At Monrovia, Liberia, bound homeward, Captain Lawry shipped another cook, one Codjo, blackamoor, who came over the side wearing a blanket woven of human hair. From the first, his cooking was dubious. Then Captain Lawry and Mate Mortimer felt strangely ill. They were swelling, swelling. They bloated all over to "twice natural size." Fortified with strychnine, Captain Lawry staggered forward to berate Codjo, whom he found, sick as himself, lying naked in a bunk conjuring with three little sticks, a voodoo curse on the ship.
Mr. Battice had to be freed from his irons to keep life aboard the Kingsway. Mate Mortimer broke down and died. They buried him at Barbados.
Last week, when the Kingsway came to anchor off Staten Island, N. Y., Federal men took Mr. Battice ashore to be tried for murder, with Donkeyman Badke a material witness and statutory offender. Seamen Hans Malibar, Frederick Kline, Alex Christiansen, Sig Scvhwanborg and Erik Anderson, with Thomas Murray, acting first mate and onetime bosun, were held pending formal entry of the almost obsolete charge, "mutiny on the high seas."
New Product
Now STATE STREET OFFERS YOU
TWEAKER
With the coming of Tweaker the old order of things is gone. . . . Tweaker is new--different. . . See Tweaker today.

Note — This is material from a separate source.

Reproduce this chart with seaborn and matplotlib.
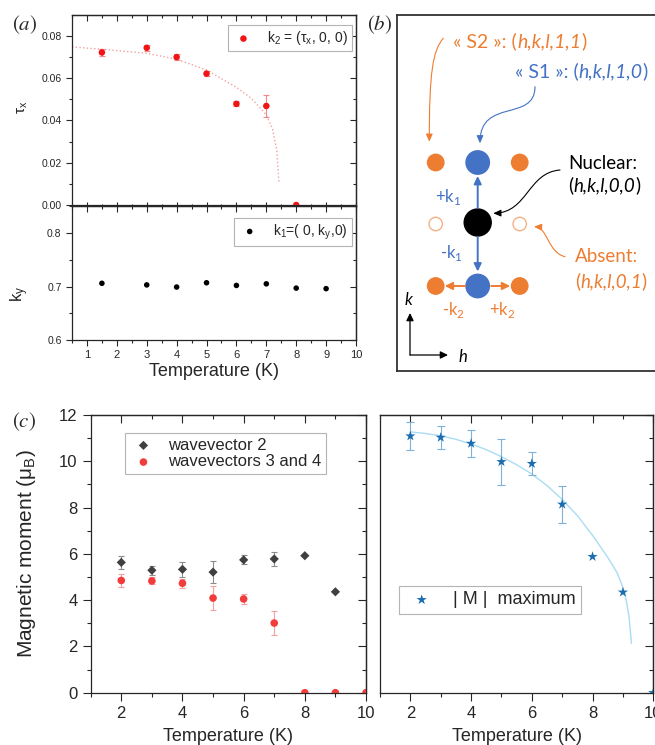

Such were enticing phrases used, last week, by the Tweaker Manufacturing Co. of Chicago to advertise a new product selling for $3.50.
The Chicago Tribune, not squeamish, carried an advertising sketch of a "tweaker." Superficially this instrument resembles a pair of scissors between the points and handles of which four flexible strands are strung and intertwined in curious fashion.
The owner of a tweaker proceeds to tweak by bringing the strands into close proximity with a human hair which is caught and held by squeezing the handles of the tweaker. Then, according to the Tweaker Company: With a gentle motion it rolls hair out--root and all. . . . Now razors, chemicals and painful wax go the way of all obsolete things.
* Operator of the "donkey engine" used for hoisting cargo, etc.